Lewis Hamilton says he has spoken to some of the Formula One drivers who have not taken a knee - and hopes to unite the grid on the issue.

Eleven of the 20 drivers joined Hamilton in performing the anti-racism gesture ahead of Sunday's Styrian Grand Prix.

Red Bull driver Max Verstappen, Ferrari's Charles Leclerc, and 2007 world champion Kimi Raikkonen are among those who have elected to stand before the opening two grands prix.

"We had the drivers' briefing on Friday, and afterwards we all stayed on and debated whether to take a knee again," said Hamilton, who claimed his first victory of the season with a dominant performance at Spielberg's Red Bull Ring.

"I said I am going to continue to do it.

"After the Zoom call, I tried to spend one-on-one time with a few of those who had chosen to stand, and to have a chat with them.

"Some of the drivers maybe don't fully understand how impactful their voices can be to people. Some of them don't want to support Black Lives Matter but they stand for anti-racism, which is the same thing.

"I have made it clear that I am not supporting the political side, but the human rights' side of things.

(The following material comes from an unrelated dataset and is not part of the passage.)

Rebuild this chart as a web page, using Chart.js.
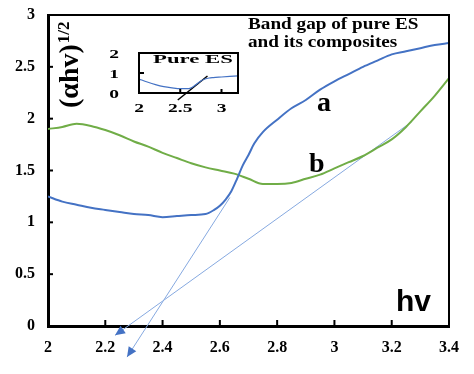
<!DOCTYPE html>
<html>
<head>
<meta charset="utf-8">
<script src="https://cdn.jsdelivr.net/npm/chart.js@4.4.1/dist/chart.umd.min.js"></script>
<style>
  body { margin: 0; background: #fff; }
  #wrap { position: relative; width: 474px; height: 374px; }
  #main { position: absolute; left: 0; top: 0; }
  #inset { position: absolute; left: 95px; top: 40px; }
</style>
</head>
<body>
<div id="wrap">
  <canvas id="main" width="474" height="374"></canvas>
  <canvas id="inset" width="160" height="80"></canvas>
</div>
<script>
// curve a (blue)
const hvA = [2.00, 2.05, 2.10, 2.15, 2.20, 2.25, 2.30, 2.35, 2.40, 2.45, 2.50, 2.55, 2.58, 2.60, 2.62, 2.64, 2.66, 2.68, 2.70, 2.72, 2.75, 2.80, 2.85, 2.90, 2.95, 3.00, 3.05, 3.10, 3.15, 3.20, 3.25, 3.30, 3.35, 3.40];
const valA = [1.25, 1.20, 1.17, 1.14, 1.12, 1.10, 1.08, 1.07, 1.05, 1.06, 1.07, 1.08, 1.12, 1.16, 1.22, 1.30, 1.42, 1.55, 1.65, 1.76, 1.87, 1.99, 2.10, 2.18, 2.28, 2.36, 2.43, 2.50, 2.56, 2.62, 2.65, 2.68, 2.71, 2.73];
// curve b (green)
const hvB = [2.00, 2.05, 2.10, 2.15, 2.20, 2.25, 2.30, 2.35, 2.40, 2.45, 2.50, 2.55, 2.60, 2.65, 2.70, 2.75, 2.80, 2.85, 2.90, 2.95, 3.00, 3.05, 3.10, 3.15, 3.20, 3.25, 3.30, 3.35, 3.40];
const valB = [1.90, 1.92, 1.95, 1.93, 1.89, 1.84, 1.78, 1.73, 1.67, 1.62, 1.57, 1.53, 1.50, 1.47, 1.42, 1.37, 1.37, 1.38, 1.42, 1.46, 1.52, 1.58, 1.64, 1.72, 1.80, 1.92, 2.07, 2.22, 2.39];
// tangent lines (first point = arrow end)
const tanAx = [2.276, 2.635];
const tanAy = [-0.30, 1.24];
const tanBx = [2.234, 3.27];
const tanBy = [-0.09, 1.97];
// inset: pure ES
const insetHv = [2.0, 2.1, 2.2, 2.3, 2.4, 2.5, 2.6, 2.65, 2.7, 2.75, 2.8, 2.85, 2.9, 3.0, 3.1, 3.2];
const insetVal = [0.70, 0.55, 0.42, 0.32, 0.26, 0.22, 0.22, 0.30, 0.45, 0.60, 0.70, 0.75, 0.77, 0.80, 0.83, 0.86];
const insetTanX = [2.47, 2.83];
const insetTanY = [-0.35, 0.85];
const insetXTicks = [2, 2.5, 3];
const insetYTicks = [0, 1, 2];

const SERIF = '"Liberation Serif", "Times New Roman", serif';
const SANS = '"Liberation Sans", Arial, sans-serif';

function pts(xs, ys) {
  return xs.map((x, i) => ({ x: x, y: ys[i] }));
}

function fmt(v) {
  return String(Number(v.toFixed(1)));
}

function stretchText(ctx, txt, x, y, sx) {
  ctx.save();
  ctx.translate(x, y);
  ctx.scale(sx, 1);
  ctx.fillText(txt, 0, 0);
  ctx.restore();
}

// arrow heads at the first point of the tangent lines
const arrows = {
  id: 'arrows',
  afterDatasetsDraw(chart) {
    const ctx = chart.ctx;
    [2, 3].forEach(i => {
      const el = chart.getDatasetMeta(i).data;
      const tip = el[0], from = el[1];
      const ang = Math.atan2(tip.y - from.y, tip.x - from.x);
      const L = 10, W = 4.5;
      ctx.save();
      ctx.translate(tip.x, tip.y);
      ctx.rotate(ang);
      ctx.fillStyle = '#4472c4';
      ctx.beginPath();
      ctx.moveTo(0, 0);
      ctx.lineTo(-L, -W);
      ctx.lineTo(-L, W);
      ctx.closePath();
      ctx.fill();
      ctx.restore();
    });
  }
};

// tick marks inside + frame + texts
const mainDecor = {
  id: 'mainDecor',
  afterDraw(chart) {
    const ctx = chart.ctx;
    const a = chart.chartArea;
    const sx = chart.scales.x, sy = chart.scales.y;
    ctx.save();
    ctx.strokeStyle = '#000';
    ctx.lineWidth = 2;
    sx.ticks.forEach(t => {
      const px = sx.getPixelForValue(t.value);
      ctx.beginPath(); ctx.moveTo(px, a.bottom); ctx.lineTo(px, a.bottom - 6); ctx.stroke();
    });
    sy.ticks.forEach(t => {
      const py = sy.getPixelForValue(t.value);
      ctx.beginPath(); ctx.moveTo(a.left, py); ctx.lineTo(a.left + 5, py); ctx.stroke();
    });
    // top and right frame
    ctx.beginPath();
    ctx.moveTo(a.left, a.top); ctx.lineTo(a.right, a.top); ctx.lineTo(a.right, a.bottom);
    ctx.stroke();

    ctx.fillStyle = '#000';
    ctx.textAlign = 'left';
    ctx.textBaseline = 'alphabetic';
    ctx.font = 'bold 16px ' + SERIF;
    stretchText(ctx, 'Band gap of pure ES', 248, 29, 1.2);
    stretchText(ctx, 'and its composites', 248, 47, 1.2);
    ctx.font = 'bold 28px ' + SERIF;
    ctx.fillText('a', 317, 111);
    ctx.fillText('b', 309, 172);
    ctx.font = 'bold 30px ' + SANS;
    ctx.fillText('hv', 396, 311);

    // y title, rotated
    ctx.save();
    ctx.translate(78, 108);
    ctx.rotate(-Math.PI / 2);
    ctx.font = 'bold 28px ' + SERIF;
    ctx.fillText('(\u03B1hv)', 0, 0);
    const w = ctx.measureText('(\u03B1hv)').width;
    ctx.font = 'bold 17px ' + SERIF;
    ctx.fillText('1/2', w + 1, -9);
    ctx.restore();
    ctx.restore();
  }
};

new Chart(document.getElementById('main').getContext('2d'), {
  type: 'line',
  data: {
    datasets: [
      {
        label: 'a',
        data: pts(hvA, valA),
        borderColor: '#4472c4',
        borderWidth: 2,
        pointRadius: 0,
        cubicInterpolationMode: 'monotone'
      },
      {
        label: 'b',
        data: pts(hvB, valB),
        borderColor: '#70ad47',
        borderWidth: 2,
        pointRadius: 0,
        cubicInterpolationMode: 'monotone'
      },
      {
        label: 'tangent a',
        data: pts(tanAx, tanAy),
        borderColor: '#86a9e0',
        borderWidth: 1,
        clip: false,
        pointRadius: 0
      },
      {
        label: 'tangent b',
        data: pts(tanBx, tanBy),
        borderColor: '#86a9e0',
        borderWidth: 1,
        clip: false,
        pointRadius: 0
      }
    ]
  },
  options: {
    responsive: false,
    animation: false,
    layout: { padding: { left: 0, top: 15, right: 25, bottom: 0 } },
    plugins: { legend: { display: false }, tooltip: { enabled: false } },
    scales: {
      x: {
        type: 'linear',
        min: 2, max: 3.4,
        afterFit: s => { s.height = 48; },
        grid: { display: true, drawOnChartArea: false, drawTicks: false },
        border: { display: true, color: '#000', width: 3 },
        ticks: { stepSize: 0.2, padding: 12, color: '#000', callback: fmt, font: { family: SERIF, size: 16, weight: 'bold' } }
      },
      y: {
        min: 0, max: 3,
        afterFit: s => { s.width = 48; s.paddingTop = 0; s.paddingBottom = 0; },
        grid: { display: true, drawOnChartArea: false, drawTicks: false },
        border: { display: true, color: '#000', width: 3 },
        ticks: { stepSize: 0.5, padding: 13, color: '#000', callback: fmt, font: { family: SERIF, size: 16, weight: 'bold' } }
      }
    }
  },
  plugins: [arrows, mainDecor]
});

const insetDecor = {
  id: 'insetDecor',
  afterDraw(chart) {
    const ctx = chart.ctx;
    const a = chart.chartArea;
    const sx = chart.scales.x, sy = chart.scales.y;
    ctx.save();
    ctx.strokeStyle = '#000';
    ctx.lineWidth = 2;
    ctx.strokeRect(a.left, a.top, a.right - a.left, a.bottom - a.top);
    insetXTicks.forEach(v => {
      const px = sx.getPixelForValue(v);
      if (v > 2) { ctx.beginPath(); ctx.moveTo(px, a.bottom); ctx.lineTo(px, a.bottom - 4); ctx.stroke(); }
    });
    ctx.beginPath(); ctx.moveTo(a.left, sy.getPixelForValue(1)); ctx.lineTo(a.left + 5, sy.getPixelForValue(1)); ctx.stroke();

    ctx.fillStyle = '#000';
    ctx.font = 'bold 13px ' + SERIF;
    ctx.textBaseline = 'middle';
    insetYTicks.forEach(v => {
      const t = String(v);
      const w = ctx.measureText(t).width * 1.5;
      stretchText(ctx, t, 24 - w, sy.getPixelForValue(v) + 2, 1.5);
    });
    ctx.textBaseline = 'top';
    insetXTicks.forEach(v => {
      const t = String(v);
      const w = ctx.measureText(t).width * 1.5;
      stretchText(ctx, t, sx.getPixelForValue(v) - w / 2, a.bottom + 9, 1.5);
    });
    ctx.font = 'bold 13px ' + SERIF;
    ctx.textBaseline = 'alphabetic';
    stretchText(ctx, 'Pure ES', 58, 23, 1.75);
    ctx.restore();
  }
};

new Chart(document.getElementById('inset').getContext('2d'), {
  type: 'line',
  data: {
    datasets: [
      {
        label: 'Pure ES',
        data: pts(insetHv, insetVal),
        borderColor: '#4472c4',
        borderWidth: 1.2,
        pointRadius: 0,
        cubicInterpolationMode: 'monotone'
      },
      {
        label: 'tangent',
        data: pts(insetTanX, insetTanY),
        borderColor: '#000',
        borderWidth: 1.5,
        pointRadius: 0,
        clip: false
      }
    ]
  },
  options: {
    responsive: false,
    animation: false,
    layout: { padding: { left: 0, top: 13, right: 17, bottom: 0 } },
    plugins: { legend: { display: false }, tooltip: { enabled: false } },
    scales: {
      x: {
        type: 'linear', min: 2, max: 3.2,
        afterFit: s => { s.height = 27; },
        grid: { display: false },
        border: { display: false },
        ticks: { display: false }
      },
      y: {
        min: 0, max: 2,
        afterFit: s => { s.width = 44; },
        grid: { display: false },
        border: { display: false },
        ticks: { display: false }
      }
    }
  },
  plugins: [insetDecor]
});
</script>
</body>
</html>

"From the drivers' point of view we are going to come closer through this. I am not saying that everyone is going to take a knee. But over time as we get to talk about it more often I would like to think we will all be together in the understanding of it."

Hamilton performed a Black Power salute on top of his Mercedes and again on the podium following his triumph in Austria on Sunday.

The 35-year-old, whose win took him to within four points of championship leader and team-mate Valtteri Bottas, then vowed to spend the rest of his life combating racism.

He announced before the season that he will launch the Hamilton Commission in the hope of improving diversity in Formula One. Hamilton remains the only black driver on the grid.

"It seems that for hundreds of years, for people of colour, their lives have been less important," added the Mercedes driver.

"There are some people who have not grown up around it, who don't have friends who have been subjected to abuse.

"I have got black friends who have managed to go through their lives without any particular abuse in their community. They have grown up in a black community, where there are others who, like myself, have grown up in a white community.

"What I can say is that this is not it. Us taking a knee and having a black car doesn't solve the problem, it raises awareness but we have got a whole season, a whole year and in my mind we have got a constant fight that we all have to do.

"We can all chip in, play our part and have a positive impact."